Tax Implications of Receiving a Large Social Security Lump‑Sum Payment
A recent inquiry highlighted a situation that many retirees may soon encounter: a sizable lump‑sum Social Security payment issued under the Social Security Fairness Act, followed by the start of regular monthly benefits. The act, which was designed to provide a one‑time “catch‑up” distribution for certain beneficiaries, has raised questions about how the windfall will be taxed at the federal and state levels.
Under current Internal Revenue Service rules, a lump‑sum Social Security distribution is treated as ordinary taxable income in the year it is received. If the combined amount of the lump sum and any other taxable earnings pushes a taxpayer’s adjusted gross income above the base filing thresholds—$25,000 for single filers and $32,000 for married couples filing jointly for 2024—the portion of the Social Security benefits becomes subject to federal income tax. The tax rate applied to the lump sum follows the taxpayer’s marginal bracket, which can range from 10 % to 37 % depending on total income. Because the lump sum is received in a single year, it can temporarily elevate the taxpayer into a higher bracket, resulting in a larger tax bill than if the same amount were spread out over time.
Officials from the Social Security Administration note that the Fairness Act was intended to help beneficiaries who missed out on earlier benefit adjustments, but they also caution that recipients should plan for the tax impact. Tax professionals commonly advise spreading out additional income where possible, making use of deductions, or contributing to retirement accounts to mitigate the taxable portion. Industry analysts suggest that many affected households will see a modest increase in their effective tax rate for the year of the lump‑sum distribution, but the long‑term effect on overall retirement security is expected to be neutral.
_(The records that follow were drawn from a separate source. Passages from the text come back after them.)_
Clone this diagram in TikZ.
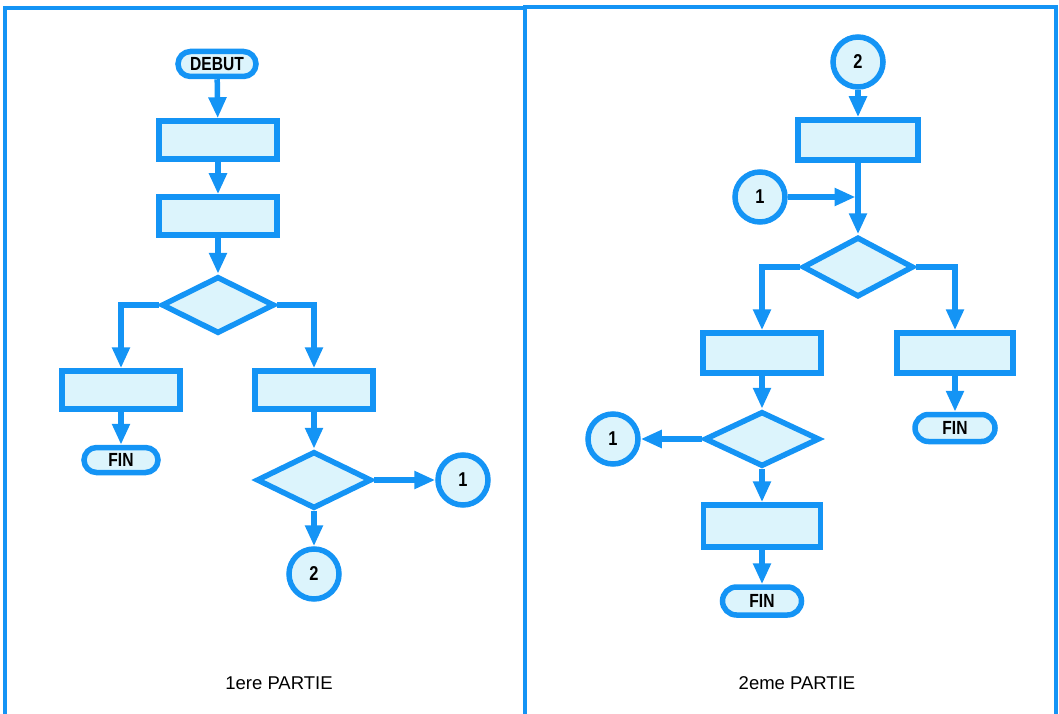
\documentclass[tikz,border=0pt]{standalone}
\usepackage{fontspec}
\setmainfont{Liberation Sans}
\newfontfamily\labfont[FakeStretch=0.82]{Liberation Sans}
\usetikzlibrary{shapes.geometric,shapes.misc,arrows.meta}
\definecolor{fcblue}{RGB}{20,148,245}
\definecolor{fcfill}{RGB}{220,244,252}
\begin{document}
\begin{tikzpicture}[x=1pt,y=-1pt,
  flow/.style={draw=fcblue,line width=5.5pt,fill=fcfill},
  procbox/.style={flow,rectangle,minimum width=118pt,minimum height=38pt,inner sep=0pt},
  decision/.style={flow,diamond,inner sep=0pt,minimum width=113pt,minimum height=57pt},
  term/.style={flow,rounded rectangle,inner sep=0pt,minimum height=25pt,
    font=\labfont\bfseries\fontsize{19}{19}\selectfont},
  conn/.style={flow,circle,minimum size=50pt,inner sep=0pt,
    font=\labfont\bfseries\fontsize{20}{20}\selectfont},
  arr/.style={draw=fcblue,line width=5.5pt,-{Triangle[length=21pt,width=17pt]}},
  frame/.style={draw=fcblue,line width=4.5pt,line join=miter},
  caption/.style={font=\fontsize{18.5}{18.5}\selectfont}
]
\useasboundingbox (0,0) rectangle (1059,714);
% frame
\draw[frame] (5,714) -- (5,8) -- (525,8);
\draw[frame] (525,714) -- (525,7) -- (1056,7) -- (1056,714);

% ---- 1ere partie ----
\node[term,minimum width=78pt] (debut) at (217,64) {DEBUT};
\node[procbox] (b1) at (218,140) {};
\node[procbox] (b2) at (218,216) {};
\node[decision] (d1) at (218,305) {};
\node[procbox] (b3) at (121,390) {};
\node[procbox] (b4) at (314,390) {};
\node[term,minimum width=74pt] (fin1) at (121,460) {FIN};
\node[decision,minimum width=115pt] (d2) at (314,480) {};
\node[conn] (c1) at (463,480) {1};
\node[conn] (c2) at (314,574) {2};
\node[caption] (cap1) at (279,683) {1ere PARTIE};

\draw[arr] (debut) -- (b1);
\draw[arr] (b1) -- (b2);
\draw[arr] (b2) -- (d1.north);
\draw[arr] (d1.west) -| (b3.north);
\draw[arr] (d1.east) -| (b4.north);
\draw[arr] (b3) -- (fin1);
\draw[arr] (b4) -- (d2.north);
\draw[arr] (d2.east) -- (c1);
\draw[arr] (d2.south) -- (c2);

% ---- 2eme partie ----
\node[conn] (r2) at (858,62) {2};
\node[procbox,minimum width=120pt,minimum height=40pt] (b5) at (858,140) {};
\node[conn] (r1) at (760,197) {1};
\coordinate (j) at (858,197);
\node[decision,minimum width=111pt,minimum height=60pt] (d3) at (858,267) {};
\node[procbox,minimum height=40pt] (b6) at (762,353) {};
\node[procbox,minimum width=116pt,minimum height=40pt] (b7) at (955,353) {};
\node[term,minimum width=80pt,minimum height=27pt] (fin2) at (955,428) {FIN};
\node[decision,minimum width=115pt,minimum height=55pt] (d4) at (762,439) {};
\node[conn] (r1b) at (613,439) {1};
\node[procbox,minimum width=117pt,minimum height=42pt] (b8) at (762,526) {};
\node[term,minimum width=79pt,minimum height=28pt] (fin3) at (762,601) {FIN};
\node[caption] (cap2) at (797,683) {2eme PARTIE};

\draw[arr] (r2) -- (b5);
\draw[arr] (b5) -- (d3.north);
\draw[arr,shorten >=2.5pt] (r1) -- (j);
\draw[arr] (d3.west) -| (b6.north);
\draw[arr] (d3.east) -| (b7.north);
\draw[arr] (b7) -- (fin2);
\draw[arr] (b6) -- (d4.north);
\draw[arr] (d4.west) -- (r1b);
\draw[arr] (d4.south) -- (b8);
\draw[arr] (b8) -- (fin3);
\end{tikzpicture}
\end{document}
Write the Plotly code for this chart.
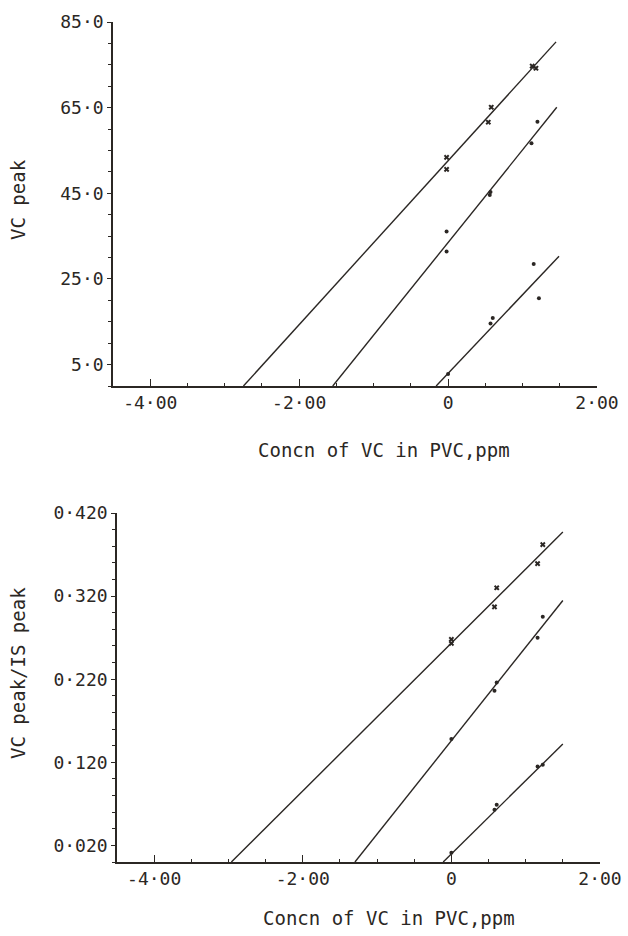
import plotly.graph_objects as go

INK = "#2b2724"
FONT = "DejaVu Sans Mono"

# ---------------- Top panel data (VC peak) ----------------
top_x_cross = [-0.02, -0.02, 0.58, 0.54, 1.13, 1.18]
top_y_cross = [53.4, 50.6, 65.1, 61.6, 74.7, 74.2]
top_x_mid = [-0.02, -0.02, 0.57, 0.56, 1.12, 1.20]
top_y_mid = [36.1, 31.4, 45.3, 44.6, 56.7, 61.7]
top_x_low = [0.0, 0.60, 0.57, 1.15, 1.22]
top_y_low = [2.8, 15.9, 14.6, 28.5, 20.5]
top_fit_slope = [19.14, 21.63, 18.36]
top_fit_icpt = [52.6, 33.5, 2.94]
top_fit_xend = [1.45, 1.46, 1.49]
top_ytick_vals = [5, 25, 45, 65, 85]
top_ytick_text = ["5·0", "25·0", "45·0", "65·0", "85·0"]

# ---------------- Bottom panel data (VC peak / IS peak) ----------------
bot_x_cross = [0.0, 0.0, 0.61, 0.58, 1.23, 1.16]
bot_y_cross = [0.268, 0.263, 0.330, 0.307, 0.382, 0.359]
bot_x_mid = [0.0, 0.61, 0.58, 1.23, 1.16]
bot_y_mid = [0.148, 0.216, 0.206, 0.295, 0.270]
bot_x_low = [0.0, 0.61, 0.58, 1.23, 1.16]
bot_y_low = [0.011, 0.069, 0.063, 0.117, 0.115]
bot_fit_slope = [0.0890, 0.1125, 0.0882]
bot_fit_icpt = [0.2635, 0.146, 0.0097]
bot_fit_xend = [1.50, 1.50, 1.50]
bot_ytick_vals = [0.02, 0.12, 0.22, 0.32, 0.42]
bot_ytick_text = ["0·020", "0·120", "0·220", "0·320", "0·420"]

xtick_vals = [-4, -2, 0, 2]
xtick_text = ["-4·00", "-2·00", "0", "2·00"]

W, H = 628, 936

fig = go.Figure()


def add_panel(xa, ya, xc, yc, xm, ym, xl, yl, slopes, icpts, xends):
    for m, b, xe in zip(slopes, icpts, xends):
        fig.add_trace(go.Scatter(x=[-b / m, xe], y=[0, m * xe + b], mode="lines",
                                 line=dict(color=INK, width=1.4),
                                 xaxis=xa, yaxis=ya, showlegend=False, hoverinfo="skip"))
    fig.add_trace(go.Scatter(x=xc, y=yc, mode="markers",
                             marker=dict(symbol="x", size=5, color=INK),
                             xaxis=xa, yaxis=ya, showlegend=False))
    fig.add_trace(go.Scatter(x=xm + xl, y=ym + yl, mode="markers",
                             marker=dict(symbol="circle", size=4, color=INK),
                             xaxis=xa, yaxis=ya, showlegend=False))


add_panel("x", "y", top_x_cross, top_y_cross, top_x_mid, top_y_mid, top_x_low, top_y_low,
          top_fit_slope, top_fit_icpt, top_fit_xend)
add_panel("x2", "y2", bot_x_cross, bot_y_cross, bot_x_mid, bot_y_mid, bot_x_low, bot_y_low,
          bot_fit_slope, bot_fit_icpt, bot_fit_xend)

tickfont = dict(family=FONT, size=18, color=INK)


def xaxis_cfg(domain, anchor):
    return dict(domain=domain, anchor=anchor, range=[-4.5, 2.0], showgrid=False, zeroline=False,
                showline=True, linecolor=INK, linewidth=1.6, automargin=False,
                tickvals=xtick_vals, ticktext=xtick_text, ticks="inside", ticklen=7,
                tickcolor=INK, tickwidth=1.4, tickfont=tickfont,
                minor=dict(dtick=0.5, tick0=0, ticks="inside", ticklen=3, tickcolor=INK, tickwidth=1.2),
                fixedrange=True)


def yaxis_cfg(domain, anchor, rng, vals, text, mdt):
    return dict(domain=domain, anchor=anchor, range=rng, showgrid=False, zeroline=False,
                showline=True, linecolor=INK, linewidth=1.6, automargin=False,
                tickvals=vals, ticktext=text, ticks="outside", ticklen=4,
                tickcolor=INK, tickwidth=1.4, tickfont=tickfont,
                minor=dict(dtick=mdt, tick0=0, ticks="outside", ticklen=3, tickcolor=INK, tickwidth=1.2),
                fixedrange=True)


fig.update_layout(
    template="none",
    width=W, height=H,
    margin=dict(l=0, r=0, t=0, b=0, pad=0),
    paper_bgcolor="white", plot_bgcolor="white",
    xaxis=xaxis_cfg([113 / W, 597 / W], "y"),
    yaxis=yaxis_cfg([1 - 386 / H, 1 - 22 / H], "x", [0, 85], top_ytick_vals, top_ytick_text, 5),
    xaxis2=xaxis_cfg([117 / W, 600 / W], "y2"),
    yaxis2=yaxis_cfg([1 - 862 / H, 1 - 513 / H], "x2", [0, 0.42], bot_ytick_vals, bot_ytick_text, 0.02),
)

titlefont = dict(family=FONT, size=19, color=INK)
annots = [
    dict(text="VC peak", x=18 / W, y=1 - 200 / H, textangle=-90),
    dict(text="Concn of VC in PVC,ppm", x=384 / W, y=1 - 450 / H, textangle=0),
    dict(text="VC peak/IS peak", x=18 / W, y=1 - 673 / H, textangle=-90),
    dict(text="Concn of VC in PVC,ppm", x=389 / W, y=1 - 918 / H, textangle=0),
]
for a in annots:
    fig.add_annotation(xref="paper", yref="paper", showarrow=False, font=titlefont,
                       xanchor="center", yanchor="middle", **a)

fig.write_html("out.html")
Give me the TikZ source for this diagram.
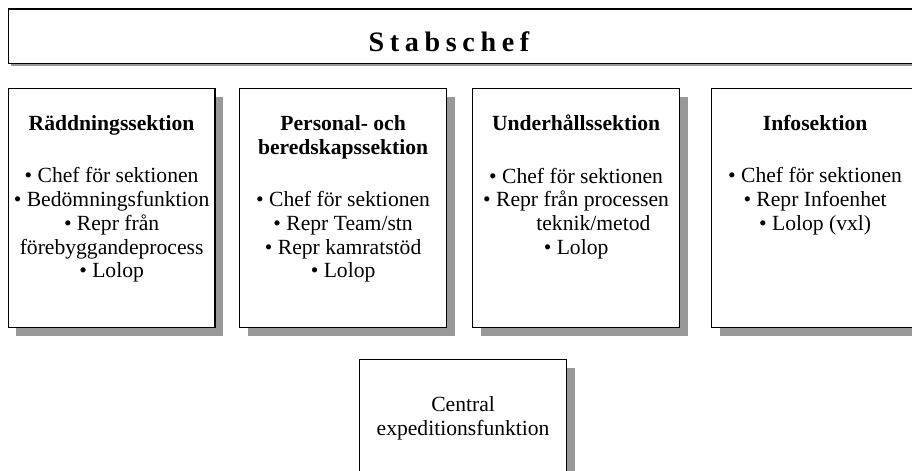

Looking ahead, taxpayers should also consider state tax obligations, as several states tax Social Security benefits differently. Consulting a qualified tax adviser is recommended to evaluate potential deductions, credits, and payment strategies that can reduce the overall tax burden. Proper planning can help ensure that the financial benefit of the lump‑sum payment is not eroded by unexpected tax liabilities.